### TASK PROMPT
Report every line in the listing that contains the string "with".

### ENTRIES
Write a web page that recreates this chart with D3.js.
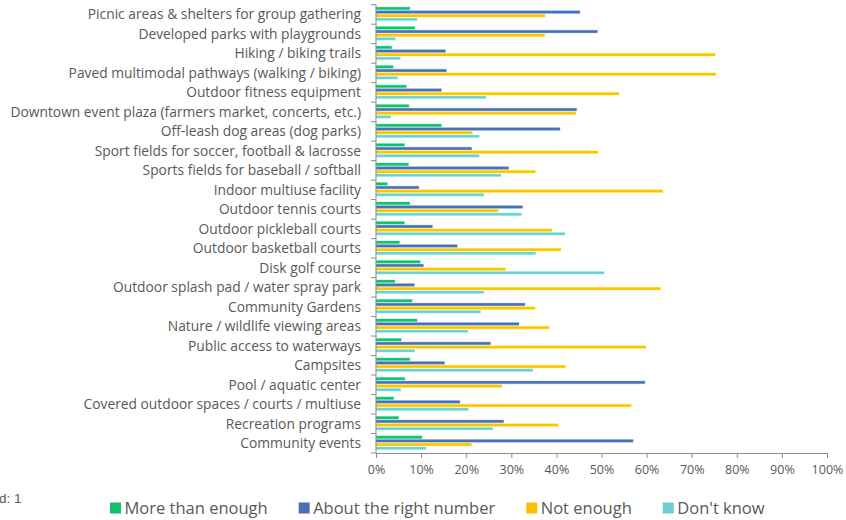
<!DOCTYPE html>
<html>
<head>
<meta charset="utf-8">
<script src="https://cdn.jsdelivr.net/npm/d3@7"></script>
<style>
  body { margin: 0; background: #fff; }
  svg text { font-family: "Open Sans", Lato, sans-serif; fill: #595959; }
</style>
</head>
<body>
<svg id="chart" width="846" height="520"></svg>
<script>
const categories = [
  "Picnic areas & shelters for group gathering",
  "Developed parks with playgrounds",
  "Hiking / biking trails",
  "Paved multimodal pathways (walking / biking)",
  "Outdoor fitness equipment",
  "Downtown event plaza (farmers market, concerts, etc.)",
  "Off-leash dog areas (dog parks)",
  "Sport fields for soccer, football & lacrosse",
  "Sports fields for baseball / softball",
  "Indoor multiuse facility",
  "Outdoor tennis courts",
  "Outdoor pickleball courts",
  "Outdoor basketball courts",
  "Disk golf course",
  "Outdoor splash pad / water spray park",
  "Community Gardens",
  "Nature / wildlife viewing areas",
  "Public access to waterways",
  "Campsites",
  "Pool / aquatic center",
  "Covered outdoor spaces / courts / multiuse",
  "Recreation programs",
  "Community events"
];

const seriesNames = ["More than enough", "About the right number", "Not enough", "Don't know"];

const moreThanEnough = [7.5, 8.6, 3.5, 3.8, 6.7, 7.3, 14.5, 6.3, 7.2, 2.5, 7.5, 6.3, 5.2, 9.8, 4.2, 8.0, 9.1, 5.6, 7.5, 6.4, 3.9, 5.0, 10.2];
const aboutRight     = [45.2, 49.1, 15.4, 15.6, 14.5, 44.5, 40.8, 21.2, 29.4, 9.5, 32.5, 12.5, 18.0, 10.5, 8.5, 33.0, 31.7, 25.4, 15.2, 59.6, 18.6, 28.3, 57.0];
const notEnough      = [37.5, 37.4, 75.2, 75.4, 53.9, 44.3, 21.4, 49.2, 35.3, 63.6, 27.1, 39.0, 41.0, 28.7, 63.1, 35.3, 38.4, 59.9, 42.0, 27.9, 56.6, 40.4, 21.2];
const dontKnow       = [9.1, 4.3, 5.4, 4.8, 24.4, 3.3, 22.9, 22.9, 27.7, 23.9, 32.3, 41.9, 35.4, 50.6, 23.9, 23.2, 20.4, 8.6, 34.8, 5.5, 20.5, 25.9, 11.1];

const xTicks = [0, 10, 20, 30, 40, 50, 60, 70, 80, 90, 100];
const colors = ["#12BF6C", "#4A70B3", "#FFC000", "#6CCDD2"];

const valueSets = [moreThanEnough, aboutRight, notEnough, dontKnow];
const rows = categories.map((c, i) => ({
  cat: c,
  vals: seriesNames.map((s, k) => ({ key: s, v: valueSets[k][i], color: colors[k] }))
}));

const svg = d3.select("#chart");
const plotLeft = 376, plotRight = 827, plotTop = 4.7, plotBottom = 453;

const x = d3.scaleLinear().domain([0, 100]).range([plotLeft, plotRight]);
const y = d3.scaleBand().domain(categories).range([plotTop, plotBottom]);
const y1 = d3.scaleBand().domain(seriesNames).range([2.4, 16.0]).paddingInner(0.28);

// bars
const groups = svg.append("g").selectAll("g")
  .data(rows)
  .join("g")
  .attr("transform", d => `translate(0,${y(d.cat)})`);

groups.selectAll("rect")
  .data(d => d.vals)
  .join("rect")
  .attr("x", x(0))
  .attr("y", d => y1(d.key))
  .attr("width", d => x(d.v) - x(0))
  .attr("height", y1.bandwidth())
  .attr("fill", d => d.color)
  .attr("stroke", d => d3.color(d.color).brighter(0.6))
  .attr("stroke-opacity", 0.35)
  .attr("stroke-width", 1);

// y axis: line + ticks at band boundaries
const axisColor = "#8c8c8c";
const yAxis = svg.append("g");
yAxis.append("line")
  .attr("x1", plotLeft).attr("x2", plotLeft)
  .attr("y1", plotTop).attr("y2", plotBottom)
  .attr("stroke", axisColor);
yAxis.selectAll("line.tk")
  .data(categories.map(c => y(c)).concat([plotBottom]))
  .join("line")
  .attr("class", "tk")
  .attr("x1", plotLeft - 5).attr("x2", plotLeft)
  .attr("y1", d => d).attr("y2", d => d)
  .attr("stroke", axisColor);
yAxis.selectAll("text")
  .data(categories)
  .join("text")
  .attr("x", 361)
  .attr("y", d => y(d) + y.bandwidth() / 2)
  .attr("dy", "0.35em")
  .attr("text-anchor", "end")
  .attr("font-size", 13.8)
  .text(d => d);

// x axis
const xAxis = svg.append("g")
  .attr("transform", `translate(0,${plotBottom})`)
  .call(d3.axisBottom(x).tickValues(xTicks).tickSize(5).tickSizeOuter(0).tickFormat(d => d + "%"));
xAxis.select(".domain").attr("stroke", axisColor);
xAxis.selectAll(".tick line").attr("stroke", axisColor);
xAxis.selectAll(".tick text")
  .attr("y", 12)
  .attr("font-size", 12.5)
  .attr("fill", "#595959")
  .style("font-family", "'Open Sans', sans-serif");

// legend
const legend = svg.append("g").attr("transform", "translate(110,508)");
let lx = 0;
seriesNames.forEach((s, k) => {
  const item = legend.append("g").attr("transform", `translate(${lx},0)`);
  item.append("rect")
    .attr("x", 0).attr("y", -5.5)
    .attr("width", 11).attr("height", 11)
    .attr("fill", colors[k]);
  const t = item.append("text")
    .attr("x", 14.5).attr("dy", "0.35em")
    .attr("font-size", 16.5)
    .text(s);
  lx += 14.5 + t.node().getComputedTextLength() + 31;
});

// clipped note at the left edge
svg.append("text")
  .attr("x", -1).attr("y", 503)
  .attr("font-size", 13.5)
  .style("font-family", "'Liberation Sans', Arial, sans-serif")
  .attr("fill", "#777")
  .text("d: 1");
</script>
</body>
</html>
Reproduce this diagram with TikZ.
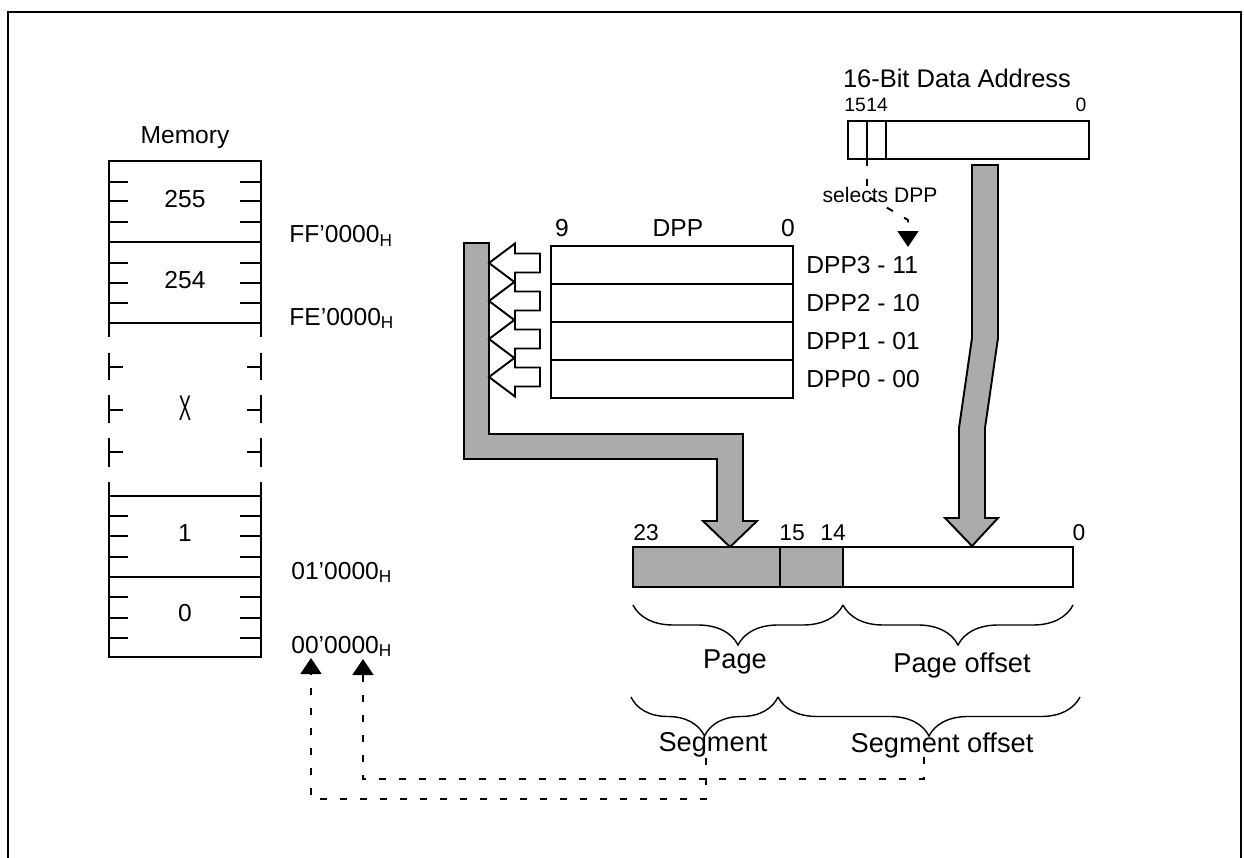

### SOLUTION FOR THIS TASK
Write a web page that recreates this chart with D3.js.
  "Developed parks with playgrounds",
Reproduce this diagram with TikZ.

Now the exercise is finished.